Measuring Whether the Checklist Works
A checklist is a means to an end, and a few simple metrics tell you whether it is delivering. PO compliance — the share of spend that followed the proper requisition-to-PO path — measures how well the process is being followed. Cycle time from requisition to order shows whether the process is fast enough to be usable. Exception rate at invoice matching flags upstream data or process problems. And maverick spend — purchases made outside the agreed channels — measures the leakage the checklist exists to prevent. Tracking these over time turns a static document into a managed process.
If compliance is low and maverick spend high, the usual cause is friction: the compliant path is slower or harder than going around it. The remedy is rarely more enforcement and usually better design — fewer steps for low-value buys, faster approvals, and automation that makes the compliant path the easy one. For the full set of measures that surround these, see our procurement KPIs reference, and to find the platforms that both enforce the checklist and report on it, the evaluation guide walks through the selection criteria.
Adapting the Checklist for Different Buys
One checklist rarely fits every purchase.

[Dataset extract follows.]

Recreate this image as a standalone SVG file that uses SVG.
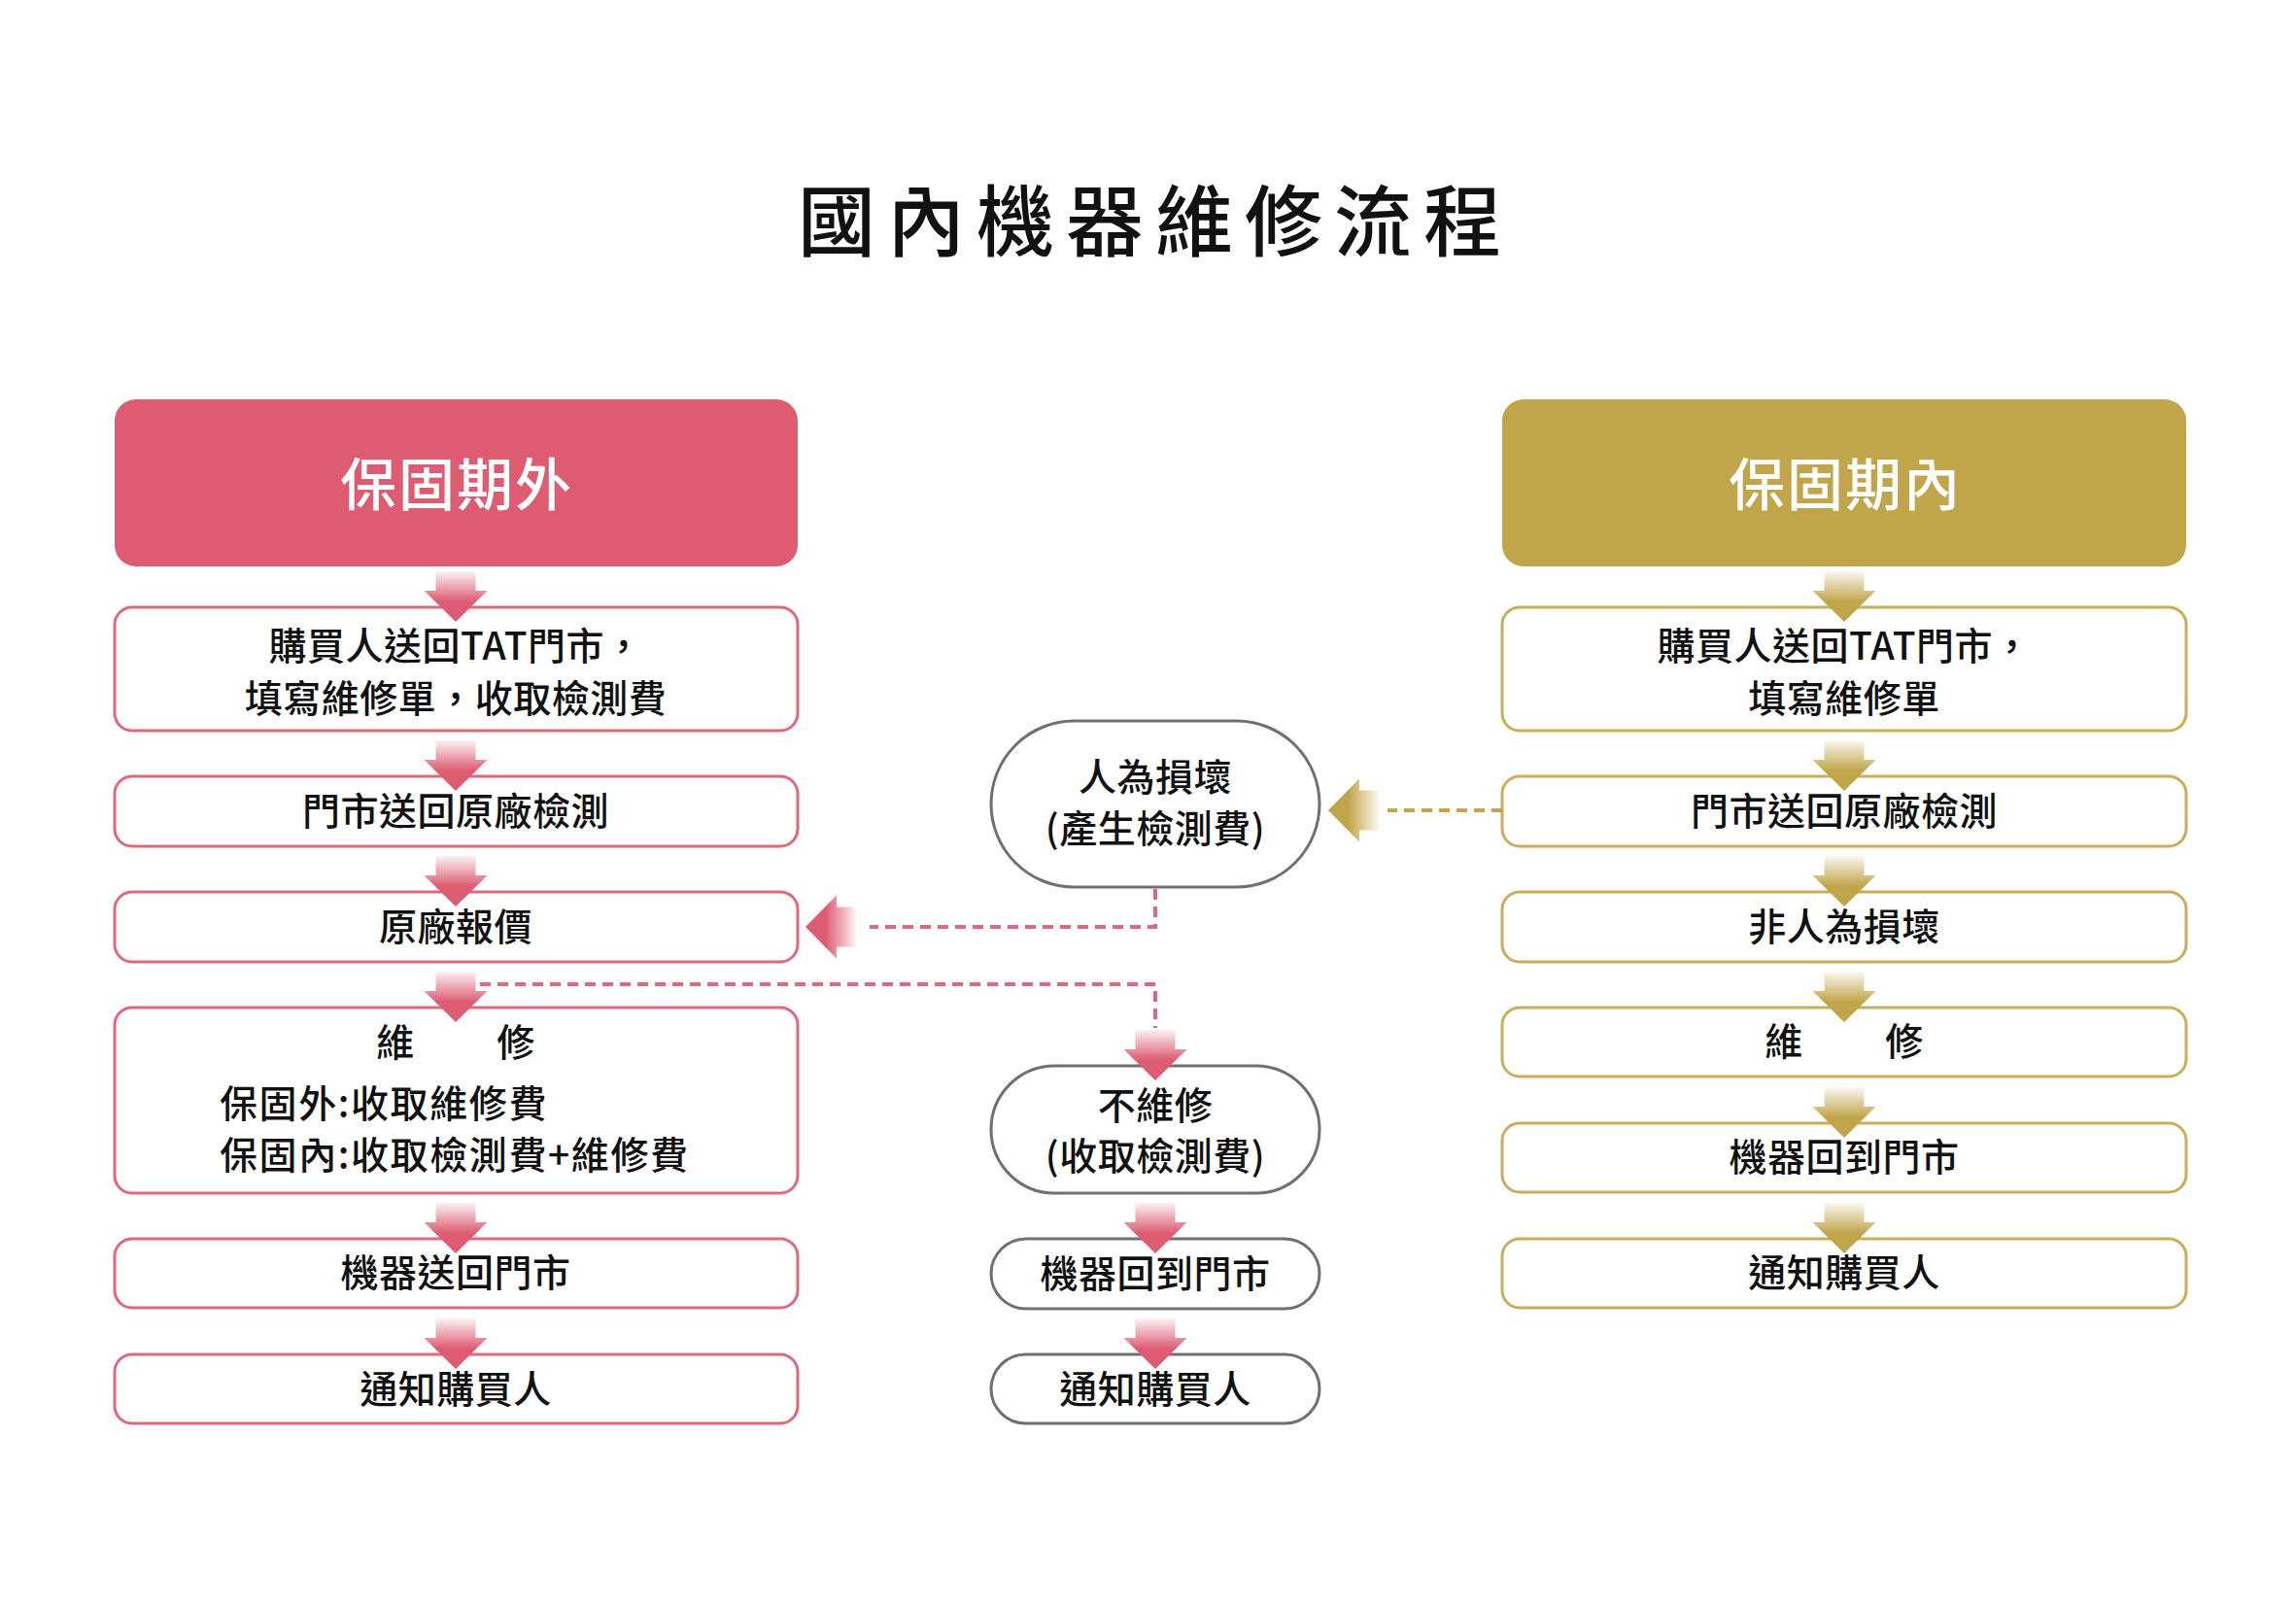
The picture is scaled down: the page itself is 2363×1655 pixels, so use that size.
<svg xmlns="http://www.w3.org/2000/svg" width="2363" height="1655" viewBox="0 0 2363 1655">
<style>
.t{font-family:'Noto Sans CJK TC','Noto Sans CJK SC',sans-serif;font-size:39px;font-weight:500;fill:#111;text-anchor:middle;dominant-baseline:central;letter-spacing:0.5px}
.ts{text-anchor:start;letter-spacing:1.6px}
.hd{font-family:'Noto Sans CJK TC',sans-serif;font-size:58px;font-weight:500;fill:#fff;text-anchor:middle;dominant-baseline:central;letter-spacing:2px}
.title{font-family:'Noto Sans CJK TC',sans-serif;font-size:80px;font-weight:500;fill:#111;text-anchor:middle;dominant-baseline:central;letter-spacing:12px}
.bp{fill:#fff;stroke:#E0687C;stroke-width:3}
.bg{fill:#fff;stroke:#C9AE5A;stroke-width:3}
.bo{fill:#fff;stroke:#707070;stroke-width:3}
.dp{fill:none;stroke:#E0687C;stroke-width:4;stroke-dasharray:11 7}
.dg{fill:none;stroke:#C1A54A;stroke-width:4;stroke-dasharray:11 7}
</style>
<defs>
<linearGradient id="gP" x1="0" y1="0" x2="0" y2="1">
<stop offset="0" stop-color="#DD5C72" stop-opacity="0.08"/>
<stop offset="0.6" stop-color="#DD5C72"/>
<stop offset="1" stop-color="#DD5C72"/>
</linearGradient>
<linearGradient id="gG" x1="0" y1="0" x2="0" y2="1">
<stop offset="0" stop-color="#C1A54A" stop-opacity="0.08"/>
<stop offset="0.6" stop-color="#C1A54A"/>
<stop offset="1" stop-color="#C1A54A"/>
</linearGradient>
<path id="aP" d="M-20.5,-52H20.5V-32H32.5L0,0L-32.5,-32H-20.5Z" fill="url(#gP)"/>
<path id="aG" d="M-20.5,-52H20.5V-32H32.5L0,0L-32.5,-32H-20.5Z" fill="url(#gG)"/>
</defs>
<rect width="2363" height="1655" fill="#fff"/>
<text class="title" x="1189" y="222">國內機器維修流程</text>

<g id="hdr-out"><rect x="118" y="411" width="703" height="172" rx="22" fill="#DD5C72"/><text class="hd" x="470" y="495">保固期外</text></g>
<g id="hdr-in"><rect x="1546" y="411" width="704" height="172" rx="22" fill="#C1A54A"/><text class="hd" x="1899" y="495">保固期內</text></g>

<g id="L1"><rect class="bp" x="118" y="625" width="703" height="127" rx="18"/><text class="t" x="469" y="662">購買人送回TAT門市，</text><text class="t" x="469" y="716">填寫維修單，收取檢測費</text></g>
<g id="L2"><rect class="bp" x="118" y="799" width="703" height="72" rx="18"/><text class="t" x="469" y="832">門市送回原廠檢測</text></g>
<g id="L3"><rect class="bp" x="118" y="918" width="703" height="72" rx="18"/><text class="t" x="469" y="951">原廠報價</text></g>
<g id="L4"><rect class="bp" x="118" y="1037" width="703" height="191" rx="18"/><text class="t" x="407" y="1070">維</text><text class="t" x="531" y="1070">修</text><text class="t ts" x="226" y="1133">保固外:收取維修費</text><text class="t ts" x="226" y="1186">保固內:收取檢測費+維修費</text></g>
<g id="L5"><rect class="bp" x="118" y="1275" width="703" height="71" rx="18"/><text class="t" x="469" y="1307">機器送回門市</text></g>
<g id="L6"><rect class="bp" x="118" y="1394" width="703" height="71" rx="18"/><text class="t" x="469" y="1427">通知購買人</text></g>

<g id="O1"><rect class="bo" x="1020" y="742" width="338" height="171" rx="85.5"/><text class="t" x="1189" y="797">人為損壞</text><text class="t" x="1189" y="850">(產生檢測費)</text></g>
<g id="O2"><rect class="bo" x="1020" y="1097" width="338" height="131" rx="65.5"/><text class="t" x="1189" y="1135">不維修</text><text class="t" x="1189" y="1187">(收取檢測費)</text></g>
<g id="O3"><rect class="bo" x="1020" y="1275" width="338" height="72" rx="36"/><text class="t" x="1189" y="1308">機器回到門市</text></g>
<g id="O4"><rect class="bo" x="1020" y="1394" width="338" height="71" rx="35.5"/><text class="t" x="1189" y="1427">通知購買人</text></g>

<g id="R1"><rect class="bg" x="1546" y="625" width="704" height="127" rx="18"/><text class="t" x="1898" y="662">購買人送回TAT門市，</text><text class="t" x="1898" y="716">填寫維修單</text></g>
<g id="R2"><rect class="bg" x="1546" y="799" width="704" height="72" rx="18"/><text class="t" x="1898" y="832">門市送回原廠檢測</text></g>
<g id="R3"><rect class="bg" x="1546" y="918" width="704" height="72" rx="18"/><text class="t" x="1898" y="951">非人為損壞</text></g>
<g id="R4"><rect class="bg" x="1546" y="1037" width="704" height="71" rx="18"/><text class="t" x="1836" y="1069">維</text><text class="t" x="1960" y="1069">修</text></g>
<g id="R5"><rect class="bg" x="1546" y="1156" width="704" height="71" rx="18"/><text class="t" x="1898" y="1188">機器回到門市</text></g>
<g id="R6"><rect class="bg" x="1546" y="1275" width="704" height="71" rx="18"/><text class="t" x="1898" y="1307">通知購買人</text></g>

<g id="connectors">
<use href="#aP" transform="translate(469,640)"/>
<use href="#aP" transform="translate(469,814)"/>
<use href="#aP" transform="translate(469,933)"/>
<use href="#aP" transform="translate(469,1052)"/>
<use href="#aP" transform="translate(469,1290)"/>
<use href="#aP" transform="translate(469,1409)"/>
<use href="#aG" transform="translate(1898,640)"/>
<use href="#aG" transform="translate(1898,814)"/>
<use href="#aG" transform="translate(1898,933)"/>
<use href="#aG" transform="translate(1898,1052)"/>
<use href="#aG" transform="translate(1898,1171)"/>
<use href="#aG" transform="translate(1898,1290)"/>
<use href="#aP" transform="translate(1189,1112)"/>
<use href="#aP" transform="translate(1189,1290)"/>
<use href="#aP" transform="translate(1189,1409)"/>
<path class="dp" d="M494,1013H1189V1058"/>
<path class="dp" d="M1189,915V954H895"/>
<use href="#aP" transform="translate(829,954) rotate(90)"/>
<path class="dg" d="M1546,834H1428"/>
<use href="#aG" transform="translate(1367,834) rotate(90)"/>
</g>
</svg>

A repeat catalog order for office supplies should skip sourcing and contracting and go straight from requisition to order. A new strategic supplier for a major category needs every step, including full due diligence and a signed contract. Build two or three variants — low-value/catalog, standard, and strategic — and route purchases to the right one based on value and risk. This keeps routine buying fast while reserving the heavy process for spend that justifies it, the same value-and-risk logic that drives good policy design and the wider procurement AI buyer's guide.
Frequently Asked Questions
What is a procurement checklist?
A procurement checklist is a step-by-step list of the actions and approvals needed to complete a purchase correctly — from identifying the need through sourcing, ordering, receiving, and paying. It standardizes the process so nothing is missed and every purchase is compliant and auditable.
What are the steps in the procurement process?
Identify the need, create and approve a requisition, source and select a supplier, negotiate and issue a purchase order, receive the goods or services, match the invoice to the PO and receipt, approve and pay, and record and review. Higher-value buys add sourcing events, due diligence, and contracting steps.
Why use a procurement checklist?
It reduces errors, prevents maverick and off-contract buying, ensures approvals and due diligence are applied consistently, and creates a clear audit trail. It also speeds onboarding and makes the process easier to automate, because each step is explicit.
What is the difference between a procurement checklist and a procurement policy?
A policy sets the rules — who can buy, what approvals apply, and which suppliers to use. A checklist is the operational how-to that puts those rules into practice for each purchase. The policy defines the standards; the checklist walks a buyer through meeting them.
Can a procurement checklist be automated?
Yes. Most steps — requisition, approval routing, PO creation, three-way matching, and payment — can be automated in a procurement or ERP system. Intake-to-procure and source-to-pay platforms enforce each step automatically, turning a manual checklist into a guided, controlled workflow.